Lori Hepner

I have been thinking about the experiences of future climate change, our perception of the future landscape, and how we imagine our own landscapes changing from our memories of them over the course of our lifetimes. The threat of climate change and the future shifts that it will cause to the physical landscape will trigger adaptations to our recollections of our personally meaningful landscapes. How the Arctic will change, in physical space and in the space of the mind of those who live there, is of great interest to me.

I began developing this work through a desire to experience places that will be changing dramatically over the course of my own lifetime. Through silent hikes, boat rides amongst deserted islands, and guidance into local landscape stories over saunas and swimming pools, I was shown places on the precipice of climate change across the Arctic.

In addition to my own artwork, the project includes the potential for a participatory public art event or workshop. Participants will focus on two short steps:

1. The Future Memory of our Climate: A short thought about how future climate change may affect one’s personal landscapes in the future.

2. Images of Personal Landscapes Past: A photograph that one took of a landscape that is important enough to their personal history that it lives on their phone.
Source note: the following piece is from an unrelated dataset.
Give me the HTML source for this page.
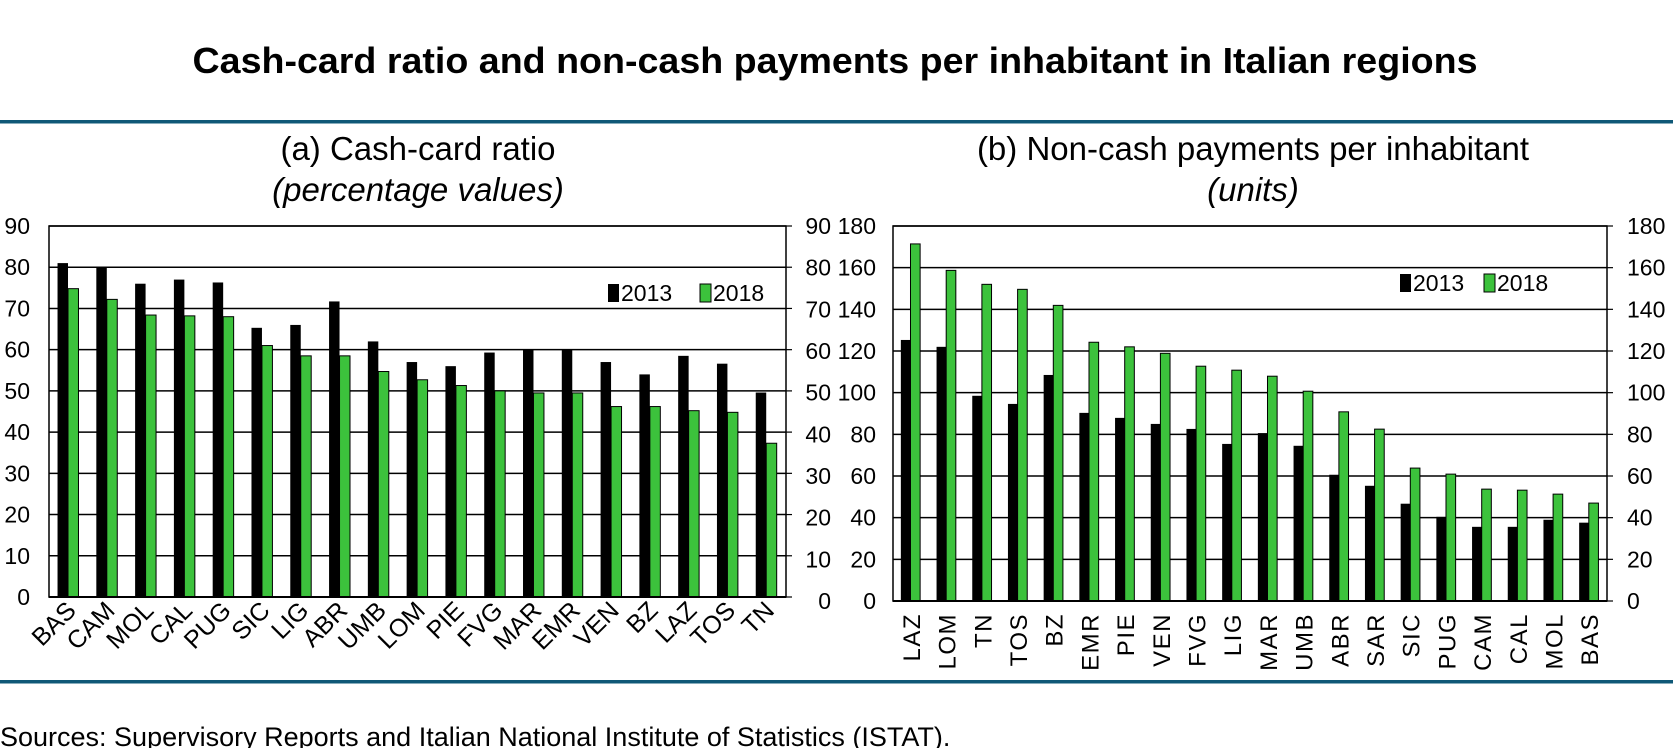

Individuals will combine these elements into a single LED light painting in long exposure photography. Their movements will mix the legible text their landscape image into one.
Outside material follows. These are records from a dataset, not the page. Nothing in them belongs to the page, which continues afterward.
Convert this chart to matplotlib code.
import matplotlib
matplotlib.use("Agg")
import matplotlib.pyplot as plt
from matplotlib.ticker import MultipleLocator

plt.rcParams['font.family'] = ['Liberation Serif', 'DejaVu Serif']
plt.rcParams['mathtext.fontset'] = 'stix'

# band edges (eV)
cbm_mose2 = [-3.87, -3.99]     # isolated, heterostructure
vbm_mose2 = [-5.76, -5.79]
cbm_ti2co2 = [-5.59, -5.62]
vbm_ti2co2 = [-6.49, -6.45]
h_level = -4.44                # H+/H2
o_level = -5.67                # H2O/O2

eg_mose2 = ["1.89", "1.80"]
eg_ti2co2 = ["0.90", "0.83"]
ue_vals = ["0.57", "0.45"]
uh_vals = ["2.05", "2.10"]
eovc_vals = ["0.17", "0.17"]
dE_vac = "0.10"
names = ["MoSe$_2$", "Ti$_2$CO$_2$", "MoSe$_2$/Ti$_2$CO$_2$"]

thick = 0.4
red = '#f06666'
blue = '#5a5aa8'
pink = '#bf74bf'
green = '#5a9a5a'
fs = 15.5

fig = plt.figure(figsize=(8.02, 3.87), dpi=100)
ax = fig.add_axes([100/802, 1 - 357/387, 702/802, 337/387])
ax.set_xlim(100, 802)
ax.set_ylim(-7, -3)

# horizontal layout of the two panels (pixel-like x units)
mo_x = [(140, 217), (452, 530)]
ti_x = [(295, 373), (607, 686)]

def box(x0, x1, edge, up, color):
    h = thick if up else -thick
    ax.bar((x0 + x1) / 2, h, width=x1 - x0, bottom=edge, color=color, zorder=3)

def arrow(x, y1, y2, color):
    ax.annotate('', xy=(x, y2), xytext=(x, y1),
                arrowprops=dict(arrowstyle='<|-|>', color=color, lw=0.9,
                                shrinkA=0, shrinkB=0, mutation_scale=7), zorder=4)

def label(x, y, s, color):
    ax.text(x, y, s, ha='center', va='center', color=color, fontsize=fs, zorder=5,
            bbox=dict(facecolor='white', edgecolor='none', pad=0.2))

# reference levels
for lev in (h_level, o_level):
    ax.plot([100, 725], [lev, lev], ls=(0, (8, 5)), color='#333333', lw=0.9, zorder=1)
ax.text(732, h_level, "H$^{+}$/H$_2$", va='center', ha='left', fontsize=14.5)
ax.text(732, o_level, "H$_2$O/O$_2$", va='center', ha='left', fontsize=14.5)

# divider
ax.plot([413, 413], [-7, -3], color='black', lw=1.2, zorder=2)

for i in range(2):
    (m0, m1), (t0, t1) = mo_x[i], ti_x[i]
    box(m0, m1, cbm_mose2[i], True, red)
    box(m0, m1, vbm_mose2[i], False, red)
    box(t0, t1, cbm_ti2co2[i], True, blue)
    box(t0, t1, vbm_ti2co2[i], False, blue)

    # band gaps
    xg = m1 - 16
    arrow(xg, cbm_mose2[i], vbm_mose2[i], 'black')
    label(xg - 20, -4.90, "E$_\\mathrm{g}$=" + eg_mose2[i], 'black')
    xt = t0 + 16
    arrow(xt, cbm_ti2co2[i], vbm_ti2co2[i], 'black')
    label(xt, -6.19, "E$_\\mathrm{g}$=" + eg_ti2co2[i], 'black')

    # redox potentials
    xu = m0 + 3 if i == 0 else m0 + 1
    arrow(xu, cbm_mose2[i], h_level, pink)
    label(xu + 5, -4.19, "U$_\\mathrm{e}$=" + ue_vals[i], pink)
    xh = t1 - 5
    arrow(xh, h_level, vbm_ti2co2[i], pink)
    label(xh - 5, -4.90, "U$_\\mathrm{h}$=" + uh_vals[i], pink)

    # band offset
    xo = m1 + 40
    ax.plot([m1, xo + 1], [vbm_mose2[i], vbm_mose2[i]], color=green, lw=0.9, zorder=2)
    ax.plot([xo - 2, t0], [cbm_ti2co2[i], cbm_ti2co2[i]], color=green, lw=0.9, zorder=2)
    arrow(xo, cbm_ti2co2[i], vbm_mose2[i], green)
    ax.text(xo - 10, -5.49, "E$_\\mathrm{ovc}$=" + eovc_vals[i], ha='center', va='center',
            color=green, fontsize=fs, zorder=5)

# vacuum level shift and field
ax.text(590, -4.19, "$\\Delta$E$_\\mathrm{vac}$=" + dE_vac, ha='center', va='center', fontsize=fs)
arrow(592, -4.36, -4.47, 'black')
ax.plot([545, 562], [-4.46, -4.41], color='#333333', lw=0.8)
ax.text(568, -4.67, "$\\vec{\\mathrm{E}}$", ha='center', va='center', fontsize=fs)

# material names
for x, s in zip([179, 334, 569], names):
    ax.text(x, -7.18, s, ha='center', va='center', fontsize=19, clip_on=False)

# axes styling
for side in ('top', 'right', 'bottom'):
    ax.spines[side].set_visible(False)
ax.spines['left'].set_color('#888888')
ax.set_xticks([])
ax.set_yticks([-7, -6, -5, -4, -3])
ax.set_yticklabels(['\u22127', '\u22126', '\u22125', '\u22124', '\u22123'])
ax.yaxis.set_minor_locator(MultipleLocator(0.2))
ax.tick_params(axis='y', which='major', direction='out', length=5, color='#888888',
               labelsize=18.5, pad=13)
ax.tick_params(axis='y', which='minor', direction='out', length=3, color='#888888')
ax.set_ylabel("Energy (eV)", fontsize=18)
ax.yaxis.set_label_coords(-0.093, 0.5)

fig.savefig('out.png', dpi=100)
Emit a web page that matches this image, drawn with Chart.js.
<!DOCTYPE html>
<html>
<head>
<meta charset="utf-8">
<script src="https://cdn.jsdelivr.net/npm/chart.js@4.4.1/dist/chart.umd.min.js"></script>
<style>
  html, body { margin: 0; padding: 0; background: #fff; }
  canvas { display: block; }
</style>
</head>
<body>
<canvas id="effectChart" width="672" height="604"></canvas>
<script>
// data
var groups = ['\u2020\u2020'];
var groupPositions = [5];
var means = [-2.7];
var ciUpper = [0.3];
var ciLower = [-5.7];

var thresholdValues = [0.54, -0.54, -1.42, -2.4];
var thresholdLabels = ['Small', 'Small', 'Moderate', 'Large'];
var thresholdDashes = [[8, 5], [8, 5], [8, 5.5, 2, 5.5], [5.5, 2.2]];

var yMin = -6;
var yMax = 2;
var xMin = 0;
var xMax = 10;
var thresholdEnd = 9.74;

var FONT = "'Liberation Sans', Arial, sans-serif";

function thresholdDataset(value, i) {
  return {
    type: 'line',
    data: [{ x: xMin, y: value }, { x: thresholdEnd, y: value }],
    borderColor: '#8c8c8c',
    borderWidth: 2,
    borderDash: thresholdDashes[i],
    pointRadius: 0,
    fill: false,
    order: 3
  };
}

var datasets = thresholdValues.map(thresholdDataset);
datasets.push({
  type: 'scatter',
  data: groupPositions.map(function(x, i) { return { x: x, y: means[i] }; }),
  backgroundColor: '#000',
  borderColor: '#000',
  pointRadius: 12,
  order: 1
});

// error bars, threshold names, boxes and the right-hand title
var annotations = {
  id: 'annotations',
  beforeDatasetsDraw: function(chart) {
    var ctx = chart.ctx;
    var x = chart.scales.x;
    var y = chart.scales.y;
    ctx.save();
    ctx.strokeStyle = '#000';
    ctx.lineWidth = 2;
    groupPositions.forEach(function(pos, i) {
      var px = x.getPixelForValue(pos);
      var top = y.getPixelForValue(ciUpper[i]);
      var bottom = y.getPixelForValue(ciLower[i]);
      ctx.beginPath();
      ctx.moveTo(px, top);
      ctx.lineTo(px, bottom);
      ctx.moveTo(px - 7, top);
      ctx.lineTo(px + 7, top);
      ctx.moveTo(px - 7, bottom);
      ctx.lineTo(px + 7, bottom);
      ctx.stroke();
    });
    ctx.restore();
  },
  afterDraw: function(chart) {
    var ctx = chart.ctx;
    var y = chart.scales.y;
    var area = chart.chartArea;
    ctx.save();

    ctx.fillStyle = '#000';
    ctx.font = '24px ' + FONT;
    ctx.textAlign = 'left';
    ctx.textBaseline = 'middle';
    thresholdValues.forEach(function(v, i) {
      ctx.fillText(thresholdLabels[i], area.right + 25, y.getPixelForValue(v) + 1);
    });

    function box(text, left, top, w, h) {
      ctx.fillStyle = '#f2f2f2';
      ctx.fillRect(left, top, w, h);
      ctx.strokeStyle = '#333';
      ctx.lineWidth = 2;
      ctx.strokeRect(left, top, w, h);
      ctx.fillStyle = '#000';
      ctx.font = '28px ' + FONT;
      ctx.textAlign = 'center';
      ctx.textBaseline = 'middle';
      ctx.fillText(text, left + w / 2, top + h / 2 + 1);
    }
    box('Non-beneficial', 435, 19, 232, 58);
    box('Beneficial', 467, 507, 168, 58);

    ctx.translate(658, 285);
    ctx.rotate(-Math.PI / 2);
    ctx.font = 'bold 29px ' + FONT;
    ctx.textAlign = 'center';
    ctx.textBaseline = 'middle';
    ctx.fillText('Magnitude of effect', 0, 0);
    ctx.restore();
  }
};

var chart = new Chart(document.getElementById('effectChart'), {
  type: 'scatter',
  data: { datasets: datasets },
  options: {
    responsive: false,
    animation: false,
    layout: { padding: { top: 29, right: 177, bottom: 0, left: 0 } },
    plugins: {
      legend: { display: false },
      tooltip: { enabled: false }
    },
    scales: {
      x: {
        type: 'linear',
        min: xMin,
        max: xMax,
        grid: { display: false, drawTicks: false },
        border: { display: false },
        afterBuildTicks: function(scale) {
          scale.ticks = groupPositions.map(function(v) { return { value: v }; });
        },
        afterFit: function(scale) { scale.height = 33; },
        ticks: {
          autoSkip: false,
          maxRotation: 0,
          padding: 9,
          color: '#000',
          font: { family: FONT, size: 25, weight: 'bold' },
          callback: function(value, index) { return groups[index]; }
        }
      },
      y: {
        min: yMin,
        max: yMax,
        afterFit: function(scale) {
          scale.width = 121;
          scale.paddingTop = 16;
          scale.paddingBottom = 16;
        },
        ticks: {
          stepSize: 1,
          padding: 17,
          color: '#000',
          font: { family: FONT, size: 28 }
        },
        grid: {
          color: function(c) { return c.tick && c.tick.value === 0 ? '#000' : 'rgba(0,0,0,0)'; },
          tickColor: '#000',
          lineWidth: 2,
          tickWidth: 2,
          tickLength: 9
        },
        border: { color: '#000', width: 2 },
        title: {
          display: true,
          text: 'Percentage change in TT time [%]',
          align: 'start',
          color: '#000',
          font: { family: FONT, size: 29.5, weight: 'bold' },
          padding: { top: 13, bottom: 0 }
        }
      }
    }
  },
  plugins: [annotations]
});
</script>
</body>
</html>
Lori Hepner is a visual artist with an ongoing interest in exploring how digital technology  is impacting society and individuals. Recent work, Status Symbols, is a series of abstract, photo-based portraits that are studies of identity in the age of social media.

#Crowdsourced #Landscapes, her current project is experimental landscapes based upon social media posts about personal landscape, memory, and climate change in the Arctic. Lori’s work has been exhibited internationally and her studio is in Pittsburgh, PA where she is also Associate Professor of Integrative Arts at the Greater Allegheny campus of Penn State University.